- PROBLEM: Copy the first line of the material below and every later line through the line containing "(center) at (348.5,261)", without any other output.

- PROVIDED DATA:
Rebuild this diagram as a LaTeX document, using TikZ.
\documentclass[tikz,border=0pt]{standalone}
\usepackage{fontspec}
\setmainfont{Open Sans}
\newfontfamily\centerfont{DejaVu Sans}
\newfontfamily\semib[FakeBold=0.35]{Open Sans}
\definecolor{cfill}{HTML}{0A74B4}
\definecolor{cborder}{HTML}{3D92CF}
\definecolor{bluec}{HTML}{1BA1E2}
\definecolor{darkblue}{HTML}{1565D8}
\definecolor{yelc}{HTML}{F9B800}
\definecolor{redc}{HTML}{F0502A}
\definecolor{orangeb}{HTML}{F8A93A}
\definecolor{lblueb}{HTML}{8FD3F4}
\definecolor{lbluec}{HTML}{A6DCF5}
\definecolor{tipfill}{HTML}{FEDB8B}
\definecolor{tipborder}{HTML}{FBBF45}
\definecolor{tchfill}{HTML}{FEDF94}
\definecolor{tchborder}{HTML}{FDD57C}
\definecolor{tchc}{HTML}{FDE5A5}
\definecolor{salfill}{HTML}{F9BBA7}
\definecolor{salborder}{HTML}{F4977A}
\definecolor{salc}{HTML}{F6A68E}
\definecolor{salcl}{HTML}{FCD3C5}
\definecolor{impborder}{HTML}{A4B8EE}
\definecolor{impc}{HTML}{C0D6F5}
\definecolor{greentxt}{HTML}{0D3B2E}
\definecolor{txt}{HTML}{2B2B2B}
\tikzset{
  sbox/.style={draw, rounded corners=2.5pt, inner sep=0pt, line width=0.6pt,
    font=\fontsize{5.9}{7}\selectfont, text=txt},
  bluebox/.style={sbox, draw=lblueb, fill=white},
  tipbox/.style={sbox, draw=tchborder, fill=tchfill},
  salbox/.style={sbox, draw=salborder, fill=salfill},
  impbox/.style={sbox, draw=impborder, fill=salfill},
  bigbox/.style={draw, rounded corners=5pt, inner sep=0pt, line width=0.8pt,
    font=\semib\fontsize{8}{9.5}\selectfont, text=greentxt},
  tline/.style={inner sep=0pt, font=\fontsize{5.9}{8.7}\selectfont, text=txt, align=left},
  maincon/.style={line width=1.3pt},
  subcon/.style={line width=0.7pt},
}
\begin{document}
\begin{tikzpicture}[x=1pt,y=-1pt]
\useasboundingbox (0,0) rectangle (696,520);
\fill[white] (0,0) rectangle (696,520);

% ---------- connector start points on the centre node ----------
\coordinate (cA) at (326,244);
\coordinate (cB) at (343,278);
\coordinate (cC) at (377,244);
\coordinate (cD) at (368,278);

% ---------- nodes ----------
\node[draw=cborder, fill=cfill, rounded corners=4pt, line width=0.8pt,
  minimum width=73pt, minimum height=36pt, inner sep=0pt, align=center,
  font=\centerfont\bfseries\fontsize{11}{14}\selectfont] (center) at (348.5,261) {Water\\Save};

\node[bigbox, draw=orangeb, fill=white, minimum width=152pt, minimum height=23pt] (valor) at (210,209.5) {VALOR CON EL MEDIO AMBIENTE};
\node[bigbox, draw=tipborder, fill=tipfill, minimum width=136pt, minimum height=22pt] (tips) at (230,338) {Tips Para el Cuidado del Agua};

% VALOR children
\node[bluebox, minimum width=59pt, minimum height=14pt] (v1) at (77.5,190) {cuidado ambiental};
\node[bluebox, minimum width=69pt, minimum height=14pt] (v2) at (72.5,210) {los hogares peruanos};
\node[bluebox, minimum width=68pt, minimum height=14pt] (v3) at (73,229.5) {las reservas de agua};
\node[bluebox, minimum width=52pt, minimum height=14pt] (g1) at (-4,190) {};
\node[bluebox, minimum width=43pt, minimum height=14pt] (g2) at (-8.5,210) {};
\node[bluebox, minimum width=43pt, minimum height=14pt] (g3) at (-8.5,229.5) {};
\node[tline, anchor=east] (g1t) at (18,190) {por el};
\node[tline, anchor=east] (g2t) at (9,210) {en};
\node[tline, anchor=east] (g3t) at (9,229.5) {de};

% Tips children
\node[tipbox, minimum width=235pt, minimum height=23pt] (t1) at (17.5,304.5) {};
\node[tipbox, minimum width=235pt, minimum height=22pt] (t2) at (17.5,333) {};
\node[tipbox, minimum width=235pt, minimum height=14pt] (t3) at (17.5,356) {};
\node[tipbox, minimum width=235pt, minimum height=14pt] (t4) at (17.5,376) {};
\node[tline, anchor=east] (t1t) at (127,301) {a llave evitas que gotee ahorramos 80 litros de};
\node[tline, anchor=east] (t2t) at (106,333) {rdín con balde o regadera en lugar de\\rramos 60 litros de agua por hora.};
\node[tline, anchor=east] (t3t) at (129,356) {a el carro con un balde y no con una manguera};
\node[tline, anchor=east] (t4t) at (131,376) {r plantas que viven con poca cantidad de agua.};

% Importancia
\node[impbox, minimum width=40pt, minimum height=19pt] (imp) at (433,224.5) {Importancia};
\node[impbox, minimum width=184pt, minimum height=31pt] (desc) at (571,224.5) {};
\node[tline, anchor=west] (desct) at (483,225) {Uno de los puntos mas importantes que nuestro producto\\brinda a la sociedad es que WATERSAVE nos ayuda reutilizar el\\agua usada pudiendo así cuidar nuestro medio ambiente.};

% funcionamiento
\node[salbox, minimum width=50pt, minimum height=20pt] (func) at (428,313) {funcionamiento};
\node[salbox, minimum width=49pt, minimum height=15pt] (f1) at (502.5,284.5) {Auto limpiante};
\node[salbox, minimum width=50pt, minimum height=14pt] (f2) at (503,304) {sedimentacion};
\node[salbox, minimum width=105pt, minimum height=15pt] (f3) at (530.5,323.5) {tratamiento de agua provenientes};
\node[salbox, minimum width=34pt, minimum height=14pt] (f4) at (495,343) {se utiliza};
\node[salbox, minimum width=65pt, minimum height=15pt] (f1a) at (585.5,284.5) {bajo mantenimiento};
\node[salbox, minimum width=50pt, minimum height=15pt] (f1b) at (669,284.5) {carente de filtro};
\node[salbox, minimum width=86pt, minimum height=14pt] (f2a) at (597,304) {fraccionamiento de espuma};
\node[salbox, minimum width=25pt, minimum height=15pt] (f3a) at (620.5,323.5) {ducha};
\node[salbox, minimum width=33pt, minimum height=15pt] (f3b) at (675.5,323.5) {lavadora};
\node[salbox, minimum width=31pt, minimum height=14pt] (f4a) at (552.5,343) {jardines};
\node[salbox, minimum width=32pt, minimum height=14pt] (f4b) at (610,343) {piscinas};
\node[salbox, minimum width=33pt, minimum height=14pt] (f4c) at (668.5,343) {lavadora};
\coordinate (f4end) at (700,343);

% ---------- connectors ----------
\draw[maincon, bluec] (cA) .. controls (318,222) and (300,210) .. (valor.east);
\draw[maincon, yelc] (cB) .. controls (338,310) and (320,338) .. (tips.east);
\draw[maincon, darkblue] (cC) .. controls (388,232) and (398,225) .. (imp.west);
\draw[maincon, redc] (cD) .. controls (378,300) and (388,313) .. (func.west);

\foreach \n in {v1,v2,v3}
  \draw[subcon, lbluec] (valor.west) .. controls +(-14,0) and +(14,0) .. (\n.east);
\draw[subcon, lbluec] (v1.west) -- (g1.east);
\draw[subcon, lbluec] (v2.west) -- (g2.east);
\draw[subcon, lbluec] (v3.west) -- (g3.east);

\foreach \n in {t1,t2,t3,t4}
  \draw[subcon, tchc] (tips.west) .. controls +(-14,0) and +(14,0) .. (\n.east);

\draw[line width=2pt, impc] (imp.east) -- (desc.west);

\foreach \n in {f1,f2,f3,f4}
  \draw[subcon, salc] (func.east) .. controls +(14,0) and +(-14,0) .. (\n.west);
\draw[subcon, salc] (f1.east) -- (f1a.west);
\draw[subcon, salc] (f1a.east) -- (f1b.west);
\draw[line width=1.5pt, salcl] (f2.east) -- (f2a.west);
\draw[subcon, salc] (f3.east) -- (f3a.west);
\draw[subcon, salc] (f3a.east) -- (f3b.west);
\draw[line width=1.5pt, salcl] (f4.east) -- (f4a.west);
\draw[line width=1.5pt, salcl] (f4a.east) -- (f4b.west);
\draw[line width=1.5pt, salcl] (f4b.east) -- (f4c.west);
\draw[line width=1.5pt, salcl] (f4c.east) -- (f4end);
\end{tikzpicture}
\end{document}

- RESULT OF THE EXERCISE:
Rebuild this diagram as a LaTeX document, using TikZ.
\documentclass[tikz,border=0pt]{standalone}
\usepackage{fontspec}
\setmainfont{Open Sans}
\newfontfamily\centerfont{DejaVu Sans}
\newfontfamily\semib[FakeBold=0.35]{Open Sans}
\definecolor{cfill}{HTML}{0A74B4}
\definecolor{cborder}{HTML}{3D92CF}
\definecolor{bluec}{HTML}{1BA1E2}
\definecolor{darkblue}{HTML}{1565D8}
\definecolor{yelc}{HTML}{F9B800}
\definecolor{redc}{HTML}{F0502A}
\definecolor{orangeb}{HTML}{F8A93A}
\definecolor{lblueb}{HTML}{8FD3F4}
\definecolor{lbluec}{HTML}{A6DCF5}
\definecolor{tipfill}{HTML}{FEDB8B}
\definecolor{tipborder}{HTML}{FBBF45}
\definecolor{tchfill}{HTML}{FEDF94}
\definecolor{tchborder}{HTML}{FDD57C}
\definecolor{tchc}{HTML}{FDE5A5}
\definecolor{salfill}{HTML}{F9BBA7}
\definecolor{salborder}{HTML}{F4977A}
\definecolor{salc}{HTML}{F6A68E}
\definecolor{salcl}{HTML}{FCD3C5}
\definecolor{impborder}{HTML}{A4B8EE}
\definecolor{impc}{HTML}{C0D6F5}
\definecolor{greentxt}{HTML}{0D3B2E}
\definecolor{txt}{HTML}{2B2B2B}
\tikzset{
  sbox/.style={draw, rounded corners=2.5pt, inner sep=0pt, line width=0.6pt,
    font=\fontsize{5.9}{7}\selectfont, text=txt},
  bluebox/.style={sbox, draw=lblueb, fill=white},
  tipbox/.style={sbox, draw=tchborder, fill=tchfill},
  salbox/.style={sbox, draw=salborder, fill=salfill},
  impbox/.style={sbox, draw=impborder, fill=salfill},
  bigbox/.style={draw, rounded corners=5pt, inner sep=0pt, line width=0.8pt,
    font=\semib\fontsize{8}{9.5}\selectfont, text=greentxt},
  tline/.style={inner sep=0pt, font=\fontsize{5.9}{8.7}\selectfont, text=txt, align=left},
  maincon/.style={line width=1.3pt},
  subcon/.style={line width=0.7pt},
}
\begin{document}
\begin{tikzpicture}[x=1pt,y=-1pt]
\useasboundingbox (0,0) rectangle (696,520);
\fill[white] (0,0) rectangle (696,520);

% ---------- connector start points on the centre node ----------
\coordinate (cA) at (326,244);
\coordinate (cB) at (343,278);
\coordinate (cC) at (377,244);
\coordinate (cD) at (368,278);

% ---------- nodes ----------
\node[draw=cborder, fill=cfill, rounded corners=4pt, line width=0.8pt,
  minimum width=73pt, minimum height=36pt, inner sep=0pt, align=center,
  font=\centerfont\bfseries\fontsize{11}{14}\selectfont] (center) at (348.5,261) {Water\\Save};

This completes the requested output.